Validation Output: 1 Error
Line 58, Column 27: there is no attribute “name”.

This is interesting since there are three options, each with the same error, but only one was reported.

I had attempted to convert the page to wellformed XHTML but the name attribute, which I retained, is not used in XHTML for the option tag (W3Schools page on HTML tag). Since XHTML (and HTML) ignores attributes it does not understand, this does not directly affect the display of the page to the user (the page was tested in Internet Explorer, Firefox and Opera under Windows XP and Windows 98).

Have you used images or words on your web page or website that contravene copyright laws

There are two images on my web page. One is a from a public domain clipart collection and thus its use does not contravene copyright. The other image is the HTML Dog logo. This image is subject to copyright however the use in this context would not appear to contravene copyright as the HTML Dog Terms of Use & Privacy states:

Content may be quoted if accompanied by a credit to HTML Dog and the author (Patrick Griffiths, unless otherwise stated), and a link to (or statement of, if the credit is not published on the web) the relevant page on HTML Dog.

Material may not be used for profit without the express permission of the author.

Since the image was used as part of a HTML Dog hosted tutorial, and it includes a link back to that site, it would satisfy the terms specified by HTML Dog.

Would you be in breach of copyright if you put the Curtin logo at the top of your web page for an assignment?

The Curtin logo should be covered by the information on the Copyright at Curtin site (my emphasis):

Material in which Curtin University owns copyright, and which is not classified as “Confidential”, may be copied without any requirement for special permission to be granted. (Notification of the originator would be a courtesy.)

There are no limits to the amount that can be copied or the form of reproduction or communication. Access should normally be restricted to Curtin staff and students.

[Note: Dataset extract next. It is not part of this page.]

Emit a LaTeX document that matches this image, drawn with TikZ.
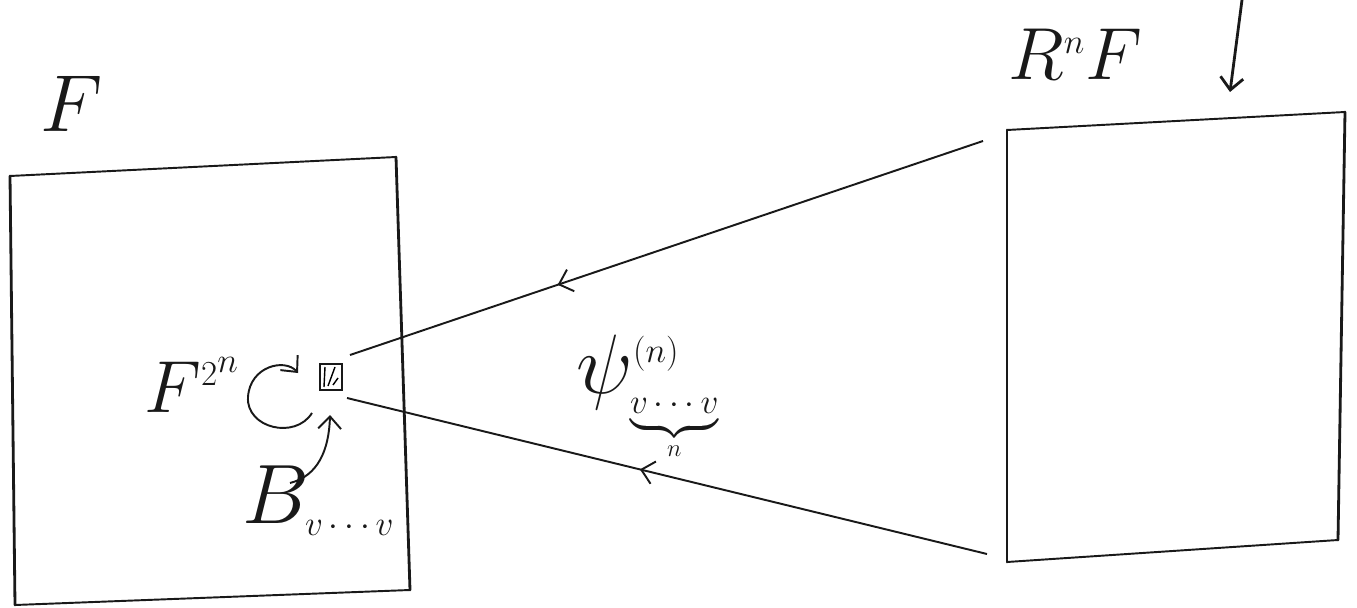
\RequirePackage{fix-cm}
\documentclass[tikz,border=0pt]{standalone}
\usepackage{amsmath, amssymb}
\usepackage{tikz}
\usetikzlibrary{arrows.meta, positioning, calc, decorations.markings}
\definecolor{pencil}{RGB}{25, 25, 25}
\newcommand{\smallmath}[1]{\mbox{\fontsize{20}{22}\selectfont$#1$}}

\begin{document}
\begin{tikzpicture}[x=0.02cm, y=-0.02cm, >={Straight Barb[length=7pt, width=13pt]},
    side/.style={line width=1.6pt, pencil, line cap=round},
    rim/.style={line width=1.1pt, pencil, line cap=round},
    link/.style={line width=1.1pt, pencil},
    bigtxt/.style={font=\fontsize{#1}{#1}\selectfont, inner sep=0pt, pencil},
    bigtxt/.default=44,
    midarrow/.style={postaction={decorate, decoration={markings, mark=at position #1 with {\arrow{<}}}}}]
    \useasboundingbox (0,0) rectangle (1357,608);

    % Domain of F
    \coordinate (FTL) at (10,176);  \coordinate (FTR) at (396,157);
    \coordinate (FBR) at (410,590); \coordinate (FBL) at (15,605);
    \draw[side] (FTL) -- (FBL);
    \draw[side] (FTR) -- (FBR);
    \draw[rim] (FTL) -- (FTR);
    \draw[rim] (FBL) -- (FBR);
    \node[bigtxt=46, anchor=base west] (lblF) at (40,132) {$F$};

    % Domain of the renormalization
    \coordinate (RTL) at (1007,130); \coordinate (RTR) at (1345,112);
    \coordinate (RBR) at (1338,540); \coordinate (RBL) at (1007,562);
    \draw[side] (RTL) -- (RBL);
    \draw[side] (RTR) -- (RBR);
    \draw[rim] (RTL) -- (RTR);
    \draw[rim] (RBL) -- (RBR);
    \node[bigtxt=42, anchor=base west] (lblR) at (1008,80) {$R^{\smallmath{n}}F$};
    \coordinate (in0) at (1242,0); \coordinate (in1) at (1230,92);
    \draw[side, ->] (in0) -- (in1);

    % Small box B and its return map
    \node[draw, line width=1pt, pencil, minimum width=0.44cm, minimum height=0.52cm, inner sep=0pt] (blk) at (331,377) {};
    \draw[line width=0.8pt] (325,367) -- (324,387);
    \draw[line width=0.8pt] (328,386) -- (335,367);
    \draw[line width=0.8pt] (333,385) -- (338,378);
    \node[bigtxt=42, anchor=base west] (lblFn) at (144,412) {$F^{\smallmath{2^{\smallmath{n}}}}$};
    \draw[link, ->] (312,413) .. controls (295,440) and (246,428) .. (248,397)
        .. controls (250,366) and (285,358) .. (298,373);
    \node[bigtxt=48, anchor=base west] (lblB) at (242,523) {$B_{\smallmath{v\cdots v}}$};
    \draw[link, ->] (290,483) .. controls (318,476) and (329,450) .. (330,415);

    % Rescaling map
    \coordinate (up0) at (350,355); \coordinate (up1) at (983,141);
    \coordinate (lo0) at (347,398); \coordinate (lo1) at (987,554);
    \draw[link, midarrow=0.35] (up0) -- (up1);
    \draw[link, midarrow=0.48] (lo0) -- (lo1);
    \node[bigtxt=48, anchor=base west] (lblpsi) at (576,393) {$\psi^{\smallmath{(n)}}_{\smallmath{\underbrace{v\cdots v\vphantom{g}}_{n}}}$};
\end{tikzpicture}
\end{document}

Make it clear on any copies or communication of the material that Curtin is the copyright owner.


The webpage created earlier was uploaded to my space on OASIS, after downloading Core FTP and following the instructions at How to access your files off campus (using FTP) since my current FTP client does not support secure FTP. I was also able to view this webpage off-campus after installing the Curtin VPN client.


I used Google’s blogger to create my learning log blog, since I have used this service previously and am already familiar with it (and its quirks). A screenshot is below:

Top five tips for new bloggers

While blog pages are HTML like other WWW documents on the web, writing for a blog is different from standalone sites, since blogging is more about immediacy and networking.

    1. Think twice before posting: blogging makes it easy to say something on the web but, as a webpage, it is both available to anyone else (even after deletion through services such as Google archives), and is also subject to laws such as copyright and defamation. Taking time to consider can make a post less inflammatory.


  • Blogroll: link to other blogs that you visit frequently. Most other bloggers will return the favour.



  • Comment: part of the magic of blogging is the interactive nature of it. If you expect readers to comment on your posts, you should do the same for other bloggers.



  • Have something to say: some of the best blogs have a specific topic — scientific, political, cultural, and so on — find a topic or angle that is unique to you. Readers will come back more often to this sort of blog than one that just reports the weather (and anyway, they can find this information quicker elsewhere).



  • Update regularly: blogs are an ongoing conversation. Readers expect frequent updates (some group blogs are updated multiple times per day) but it’s more important to maintain a (semi-)regular schedule so readers know the blog is still active.